A greater foreign
exchange guarantee and an independent power distribution mechanism could be rolled out to attract much needed
foreign direct investment into Vietnam’s power sector.
The moves are part of a new strategy drafted by the
Ministry of Industry and Trade (MoIT) to lure foreign direct investment (FDI)
in the power sector as Vietnam still faces severe electricity shortages.
In the drafted strategy, which was sent to local
authorities and ministerial agencies for comment, the MoIT proposed the
government to decide a ‘reasonable’ guarantee of foreign exchange for the 750
megawatt O Mon 2 project in Mekong Delta’s Can Tho city and 2,400MW Vung Ang 3
project in central Ha Tinh province as an “immediate” measure to lure FDI into
the power sector.
The government will select foreign investors for both
projects under the build-operate-transfer model through bidding, according to
the government’s electricity master plan during 2011-2020. O Mon 2 is planned
to be operational by 2016 and the Vung Ang 3 after 2020.
Even though the MoIT has not proposed a specific foreign
exchange guarantee ratio for these projects, this is positive news to encourage
foreign investors to invest in the power sector.
“A ‘reasonable’ guarantee proportion of foreign exchange
will encourage foreign lenders to provide developers with loans to implement O
Mon 2 and Vung Ang 3,” MoIT said in the draft.
According to the prime ministerial Document 1604/TTg-KTN
dated September 12, 2011, foreign exchange guarantee only extend to 30 per cent
of annual revenues earned by a foreign-invested power plant after deducting
expenses incurred in Vietnamese dong.
However, foreign investors complained that such current
government guarantee for foreign exchange were very difficult for foreign
lenders and developers as they were concerned about foreign exchange
convertibility and availability.
“This does not provide foreign developers and foreign
lenders sufficient comfort. The only power projects of any size in Vietnam that
have been financed to date have been financed on the basis of 100 per cent
foreign exchange guarantee,” said Tony Foster, managing partner of Freshfields
Bruckhaus Deringer LLP and head of the Vietnam Business Forum’s infrastructure
working group.
Before the introduction of the document 1604, the 1,200MW
Nghi Son 2 project in central Thanh Hoa province, which would be tendered, had
received 100 per cent foreign exchange guarantee, said Foster.
Obviously, if O Mon 2 and Vung Ang 3 are not granted with
the same incentives, it will be very hard for investors to borrow money for
developing these projects.
“If they have a choice of a project that has a 100 per
cent foreign exchange guarantee and one with a 30 per cent foreign exchange
guarantee, then if everything else is roughly equal they will fund the former.
As a result no project with a 30 per cent foreign exchange guarantee is likely
to be financeable in the near future in the commercial market,” said Foster.

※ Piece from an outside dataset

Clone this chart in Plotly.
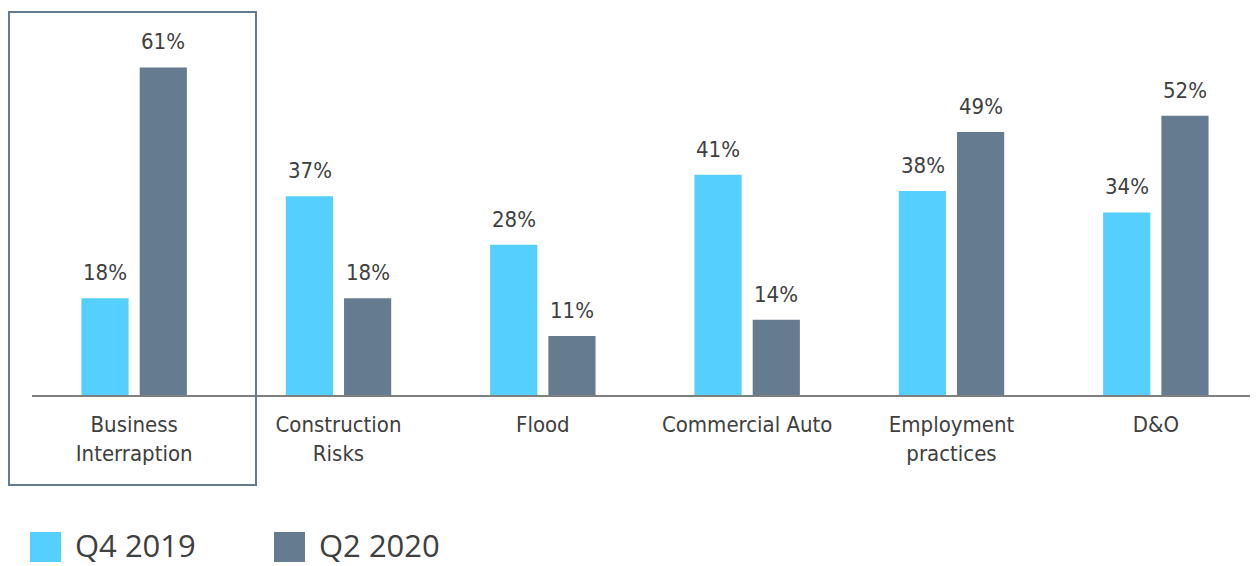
import plotly.graph_objects as go

categories = ["Business<br>Interraption", "Construction<br>Risks", "Flood",
              "Commercial Auto", "Employment<br>practices", "D&O"]
q4_2019 = [18, 37, 28, 41, 38, 34]
q2_2020 = [61, 18, 11, 14, 49, 52]
series_names = ["Q4 2019", "Q2 2020"]
colors = ["#55CFFD", "#657B8F"]

TEXT = "#404040"
LABEL_FONT = "DejaVu Sans Condensed, DejaVu Sans, sans-serif"
LEGEND_FONT = "Open Sans, Noto Sans, sans-serif"

fig = go.Figure()
for name, vals, col in zip(series_names, [q4_2019, q2_2020], colors):
    fig.add_trace(go.Bar(x=categories, y=vals, name=name, marker_color=col,
                         marker_line_width=0, showlegend=False))

# value labels above bars (offset left/right for the grouped bars)
for vals, shift in [(q4_2019, -29), (q2_2020, 29)]:
    for cat, v in zip(categories, vals):
        fig.add_annotation(x=cat, y=v, text=f"{v}%", showarrow=False,
                           xshift=shift, yshift=11, yanchor="bottom",
                           font=dict(family=LABEL_FONT, size=22, color=TEXT))

# highlight box around first category
fig.add_shape(type="rect", xref="paper", yref="paper",
              x0=-0.0188, x1=0.1827, y0=-0.234, y1=0.995,
              line=dict(color="#637A90", width=2))

# custom legend
for i, (name, col) in enumerate(zip(series_names, colors)):
    x0 = (30 + i * 244 - 32) / 1226
    fig.add_shape(type="rect", xref="paper", yref="paper",
                  x0=x0, x1=x0 + 31 / 1226,
                  y0=(395 - 562) / 385, y1=(395 - 532) / 385,
                  fillcolor=col, line_width=0)
    fig.add_annotation(xref="paper", yref="paper", x=x0 + 43 / 1226,
                       y=(395 - 545) / 385, text=name, showarrow=False,
                       xanchor="left", yanchor="middle",
                       font=dict(family=LEGEND_FONT, size=31, color=TEXT))

# page has an 8px body margin, so the figure is 8px smaller each way
fig.update_layout(
    width=1250, height=558,
    margin=dict(l=24, r=0, t=2, b=171),
    barmode="group", bargap=0.43, bargroupgap=0.19,
    plot_bgcolor="white", paper_bgcolor="white",
    font=dict(family=LABEL_FONT, color=TEXT),
    xaxis=dict(showline=True, linecolor="#7F7F7F", linewidth=2,
               tickfont=dict(family=LABEL_FONT, size=22, color=TEXT),
               ticks="", ticklabelstandoff=9, showgrid=False),
    yaxis=dict(range=[0, 71.7], visible=False, showgrid=False),
)

fig.write_html("out.html")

But the foreign exchange guarantee is just a short term
measure to encourage FDI into Vietnam’s power sector. In the long term, Vietnam
needs to establish an independent electricity distribution mechanism, according
to the draft strategy.
According to the MoIT, state-run Electricity of Vietnam
(EVN), the largest supplier and sole electricity distributor at present, has a
monopoly and every power investor must negotiate electricity selling prices
with EVN.
“This monopoly mechanism meant some foreign investors and
EVN could not reach price agreements. Thus, it leads the slow pace of power
development plans,” said MoIT.
Vo Van Tai, chief executive officer of PHI Asia Holdings
- a subsidiary of US-based PHI Group which is investing in two power projects
in Quang Tri and An Giang provinces, said: “I believe that EVN itself has to
restructure to become a strong group with sound, transparent and efficient
operations. And when the company has to do such things, the restructuring of
its branches or subsidiaries has to follow the principle of efficiency basing
on competitiveness.”
“Generally speaking, the robust restructuring of EVN
toward efficiency with full accountability and transparency can solve the
problem of a real competitive electricity generation market regardless of the
absolute monopoly of EVN or not,” he added.